(Plotting code records)
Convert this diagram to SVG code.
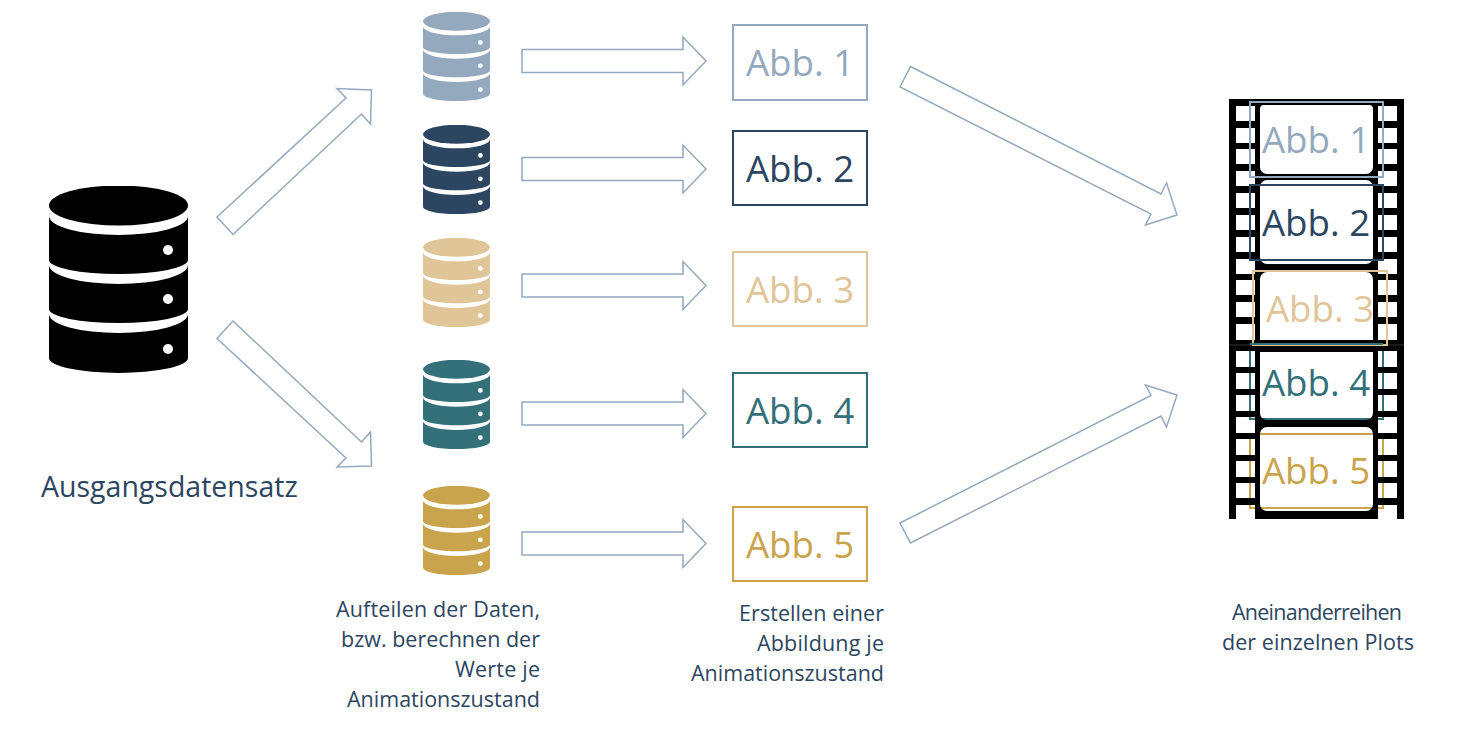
<svg xmlns="http://www.w3.org/2000/svg" width="1466" height="730" viewBox="0 0 1466 730">
<style>
text{font-family:"Open Sans","Noto Sans","Liberation Sans",sans-serif}
.arrow{fill:#fff;stroke:#94a9be;stroke-width:1.5;stroke-linejoin:miter}
.box{fill:none;stroke-width:2}
.abb{font-size:36.7px;text-anchor:middle}
.cap{font-size:21.5px;fill:#2c4661}
.c1{fill:#94a9be}.c2{fill:#2c4661}.c3{fill:#e0c598}.c4{fill:#33707a}.c5{fill:#c9a44c}
.s1{stroke:#94a9be}.s2{stroke:#2c4661}.s3{stroke:#e0c598}.s4{stroke:#33707a}.s5{stroke:#c9a44c}
.strip{fill:#000;fill-rule:evenodd}
</style>
<defs>
<symbol id="db" viewBox="0 0 139 187" preserveAspectRatio="none">
<ellipse cx="69.5" cy="19.5" rx="69.5" ry="20"/>
<path d="M0 30A69.5 19 0 0 0 139 30V74A69.5 14 0 0 1 0 74Z"/>
<path d="M0 79A69.5 19 0 0 0 139 79V123A69.5 14 0 0 1 0 123Z"/>
<path d="M0 128A69.5 19 0 0 0 139 128V172A69.5 15 0 0 1 0 172Z"/>
<circle cx="119" cy="64" r="5" fill="#fff"/><circle cx="119" cy="113" r="5" fill="#fff"/><circle cx="119" cy="163" r="5" fill="#fff"/>
</symbol>
<path id="harrow" class="arrow" d="M522 49.5H683V37L706 61L683 85V72.5H522Z"/>
</defs>
<rect width="1466" height="730" fill="#fff"/>

<g id="connectors">
<polygon class="arrow" points="217,217 346,98 337,88.5 371.5,90 370.5,124 361.5,114 233,234.5"/>
<polygon class="arrow" points="233,321 361.5,442 370.5,432 371.5,466 337,467 346,458 217,338.5"/>
<use href="#harrow"/>
<use href="#harrow" y="108"/>
<use href="#harrow" y="224.5"/>
<use href="#harrow" y="352.5"/>
<use href="#harrow" y="482.5"/>
<polygon class="arrow" points="910.5,66.5 1161,194 1166.5,183 1177,215 1145.5,225 1151,214 900,87"/>
<polygon class="arrow" points="900,523 1151,395.5 1145.5,385 1177,395 1166.5,427 1161,416 910.5,543"/>
</g>

<g id="source">
<use href="#db" x="49" y="186" width="139" height="187" fill="#000"/>
<text x="41" y="497" font-size="28.5" fill="#2c4661">Ausgangsdatensatz</text>
</g>

<g id="data1" class="c1"><use href="#db" x="423" y="12" width="67" height="89"/></g>
<g id="data2" class="c2"><use href="#db" x="423" y="125" width="67" height="89"/></g>
<g id="data3" class="c3"><use href="#db" x="423" y="238" width="67" height="89"/></g>
<g id="data4" class="c4"><use href="#db" x="423" y="360" width="67" height="89"/></g>
<g id="data5" class="c5"><use href="#db" x="423" y="486" width="67" height="89"/></g>

<g id="plot1"><rect class="box s1" x="733" y="25" width="134" height="75"/><text class="abb c1" x="800" y="76">Abb. 1</text></g>
<g id="plot2"><rect class="box s2" x="733" y="131" width="134" height="74"/><text class="abb c2" x="800" y="182">Abb. 2</text></g>
<g id="plot3"><rect class="box s3" x="733" y="252" width="134" height="74"/><text class="abb c3" x="800" y="303">Abb. 3</text></g>
<g id="plot4"><rect class="box s4" x="733" y="373" width="134" height="74"/><text class="abb c4" x="800" y="424">Abb. 4</text></g>
<g id="plot5"><rect class="box s5" x="733" y="507" width="134" height="74"/><text class="abb c5" x="800" y="558">Abb. 5</text></g>

<g id="film">
<rect class="box s4" x="1250" y="344" width="133" height="75"/>
<rect class="box s5" x="1250" y="434" width="133" height="74"/>
<path class="strip" d="M1229 345H1404V519H1229Z
M1236 351h19v16h-19ZM1236 373h19v16h-19ZM1236 395h19v16h-19ZM1236 417h19v16h-19ZM1236 439h19v16h-19ZM1236 461h19v16h-19ZM1236 483h19v15h-19ZM1236 505h19v14h-19Z
M1378 351h19v16h-19ZM1378 373h19v16h-19ZM1378 395h19v16h-19ZM1378 417h19v16h-19ZM1378 439h19v16h-19ZM1378 461h19v16h-19ZM1378 483h19v15h-19ZM1378 505h19v14h-19Z
M1260 352H1373V413a7 7 0 0 1 -7 7H1267a7 7 0 0 1 -7 -7Z
M1267 427H1366a7 7 0 0 1 7 7V504a7 7 0 0 1 -7 7H1267a7 7 0 0 1 -7 -7V434a7 7 0 0 1 7 -7Z"/>
<path class="strip" d="M1229 99H1404V345H1229Z
M1236 106h19v15h-19ZM1236 128h19v15h-19ZM1236 149h19v15h-19ZM1236 171h19v15h-19ZM1236 193h19v15h-19ZM1236 215h19v15h-19ZM1236 237h19v15h-19ZM1236 259h19v15h-19ZM1236 280h19v15h-19ZM1236 302h19v15h-19ZM1236 324h19v16h-19Z
M1378 106h19v15h-19ZM1378 128h19v15h-19ZM1378 149h19v15h-19ZM1378 171h19v15h-19ZM1378 193h19v15h-19ZM1378 215h19v15h-19ZM1378 237h19v15h-19ZM1378 259h19v15h-19ZM1378 280h19v15h-19ZM1378 302h19v15h-19ZM1378 324h19v16h-19Z
M1264 105H1369a4 4 0 0 1 4 4V167a7 7 0 0 1 -7 7H1267a7 7 0 0 1 -7 -7V109a4 4 0 0 1 4 -4Z
M1267 180H1366a7 7 0 0 1 7 7V257a7 7 0 0 1 -7 7H1267a7 7 0 0 1 -7 -7V187a7 7 0 0 1 7 -7Z
M1267 272H1366a7 7 0 0 1 7 7V340H1260V279a7 7 0 0 1 7 -7Z"/>
<line x1="1229" y1="345" x2="1404" y2="345" stroke="#333" stroke-width="1"/>
<rect class="box s1" x="1250" y="102" width="133" height="75"/>
<rect class="box s2" x="1250" y="185" width="133" height="75"/>
<rect class="box s3" x="1253" y="271" width="134" height="74"/>
<line class="s4" x1="1250" y1="344" x2="1383" y2="344" stroke-width="2"/>
<text class="abb c1" x="1316" y="153">Abb. 1</text>
<text class="abb c2" x="1316" y="236">Abb. 2</text>
<text class="abb c3" x="1320" y="322">Abb. 3</text>
<text class="abb c4" x="1316" y="396">Abb. 4</text>
<text class="abb c5" x="1316" y="484">Abb. 5</text>
</g>

<g id="captions">
<text class="cap" x="336" y="617" textLength="204">Aufteilen der Daten,</text>
<text class="cap" x="341" y="647" textLength="199">bzw. berechnen der</text>
<text class="cap" x="455" y="677" textLength="85">Werte je</text>
<text class="cap" x="347" y="707" textLength="193">Animationszustand</text>
<text class="cap" x="739" y="621" textLength="145">Erstellen einer</text>
<text class="cap" x="757" y="651" textLength="127">Abbildung je</text>
<text class="cap" x="691" y="681" textLength="193">Animationszustand</text>
<text class="cap" x="1232" y="620" textLength="170">Aneinanderreihen</text>
<text class="cap" x="1222" y="650" textLength="192">der einzelnen Plots</text>
</g>
</svg>
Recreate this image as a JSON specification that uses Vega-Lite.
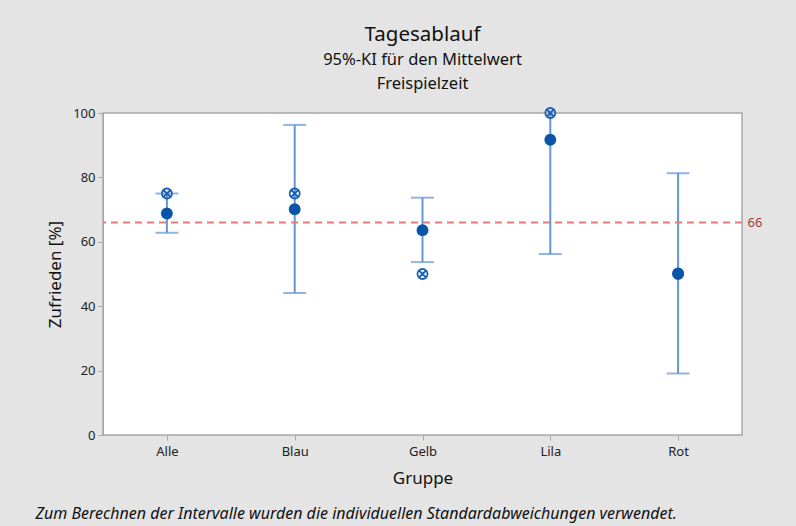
{
  "$schema": "https://vega.github.io/schema/vega-lite/v6.json",
  "autosize": "none",
  "width": 639,
  "height": 322,
  "padding": {"left": 103, "top": 113, "right": 54, "bottom": 91},
  "background": "#e4e4e4",
  "title": {
    "text": "Tagesablauf",
    "subtitle": ["95%-KI für den Mittelwert", "Freispielzeit"],
    "anchor": "middle",
    "frame": "group",
    "fontSize": 20.5,
    "fontWeight": "normal",
    "color": "#111111",
    "subtitleFontSize": 16.5,
    "subtitleColor": "#111111",
    "subtitleLineHeight": 24,
    "subtitlePadding": 6,
    "offset": 12,
    "font": "Noto Sans",
    "subtitleFont": "Noto Sans"
  },
  "config": {
    "font": "Noto Sans",
    "view": {"stroke": "#a8a8a8", "strokeWidth": 1.5, "fill": "white"},
    "axis": {
      "domainColor": "#a8a8a8",
      "tickColor": "#a8a8a8",
      "labelColor": "#222222",
      "labelFontSize": 13,
      "titleFontSize": 17,
      "titleFontWeight": "normal",
      "titleColor": "#111111",
      "grid": false
    }
  },
  "data": {
    "values": [
      {"Gruppe": "Alle", "mean": 68.8, "lower": 62.8, "upper": 75.0, "median": 75},
      {"Gruppe": "Blau", "mean": 70.1, "lower": 44.1, "upper": 96.3, "median": 75},
      {"Gruppe": "Gelb", "mean": 63.6, "lower": 53.7, "upper": 73.7, "median": 50},
      {"Gruppe": "Lila", "mean": 91.7, "lower": 56.2, "upper": 127, "median": 100},
      {"Gruppe": "Rot", "mean": 50.2, "lower": 19.1, "upper": 81.3, "median": 50}
    ]
  },
  "layer": [
    {
      "mark": {"type": "rule", "color": "#6496d2", "strokeWidth": 2, "clip": true},
      "encoding": {
        "x": {
          "field": "Gruppe",
          "type": "nominal",
          "scale": {"type": "point", "padding": 0.5},
          "sort": null,
          "axis": {
            "title": "Gruppe",
            "labelAngle": 0,
            "labelPadding": 5,
            "tickSize": 5,
            "domain": false,
            "titleY": 48,
            "titleBaseline": "alphabetic"
          }
        },
        "y": {
          "field": "lower",
          "type": "quantitative",
          "scale": {"domain": [0, 100], "nice": false},
          "axis": {
            "title": "Zufrieden [%]",
            "values": [0, 20, 40, 60, 80, 100],
            "tickSize": 5,
            "labelPadding": 3,
            "titlePadding": 8
          }
        },
        "y2": {"field": "upper"}
      }
    },
    {
      "mark": {"type": "tick", "color": "#6496d2", "thickness": 2, "size": 23, "orient": "horizontal", "clip": true},
      "encoding": {
        "x": {"field": "Gruppe", "type": "nominal", "sort": null, "axis": null},
        "y": {"field": "lower", "type": "quantitative", "axis": null}
      }
    },
    {
      "mark": {"type": "tick", "color": "#6496d2", "thickness": 2, "size": 23, "orient": "horizontal", "clip": true},
      "encoding": {
        "x": {"field": "Gruppe", "type": "nominal", "sort": null, "axis": null},
        "y": {"field": "upper", "type": "quantitative", "axis": null}
      }
    },
    {
      "mark": {
        "type": "point",
        "shape": "M -1 0 A 1 1 0 1 0 1 0 A 1 1 0 1 0 -1 0 M -0.7 -0.7 L 0.7 0.7 M -0.7 0.7 L 0.7 -0.7",
        "filled": false,
        "stroke": "#1a5fb4",
        "strokeWidth": 1.8,
        "size": 100,
        "opacity": 1
      },
      "encoding": {
        "x": {
          "field": "Gruppe",
          "type": "nominal",
          "sort": null,
          "axis": {
            "orient": "bottom",
            "title": "Zum Berechnen der Intervalle wurden die individuellen Standardabweichungen verwendet.",
            "labels": false,
            "ticks": false,
            "domain": false,
            "titleFontStyle": "italic",
            "titleFontSize": 16,
            "titleAlign": "left",
            "titleAnchor": "start",
            "titleX": -68,
            "titleY": 83,
            "titleBaseline": "alphabetic"
          }
        },
        "y": {"field": "median", "type": "quantitative", "axis": null}
      }
    },
    {
      "mark": {"type": "point", "shape": "circle", "filled": true, "color": "#0a55a8", "size": 140, "opacity": 1},
      "encoding": {
        "x": {"field": "Gruppe", "type": "nominal", "sort": null, "axis": null},
        "y": {"field": "mean", "type": "quantitative", "axis": null}
      }
    },
    {
      "data": {"values": [{"ref": 66}]},
      "mark": {"type": "rule", "color": "#ea7a7a", "strokeWidth": 2, "strokeDash": [7, 5]},
      "encoding": {
        "y": {
          "field": "ref",
          "type": "quantitative",
          "axis": {
            "orient": "right",
            "title": null,
            "values": [66],
            "ticks": false,
            "domain": false,
            "labelColor": "#a33a3a",
            "labelFontSize": 13,
            "labelPadding": 5
          }
        }
      }
    }
  ],
  "resolve": {"axis": {"x": "independent", "y": "independent"}}
}
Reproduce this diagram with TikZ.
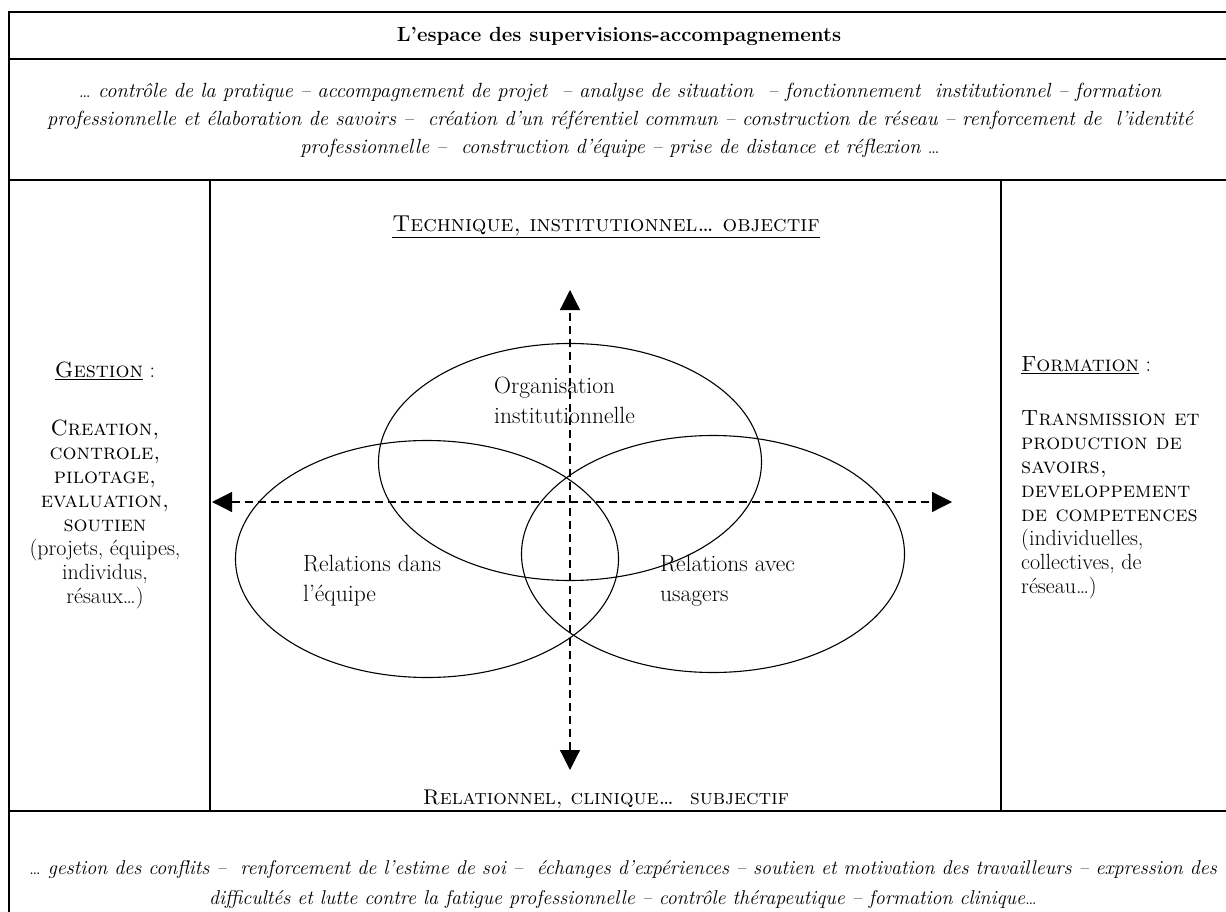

TASK
Pull out all lines containing "this".

TASK SOLUTION
Convert this diagram to SVG code.
Recreate this image as a JSON specification that uses Vega-Lite.
Reproduce this diagram with TikZ.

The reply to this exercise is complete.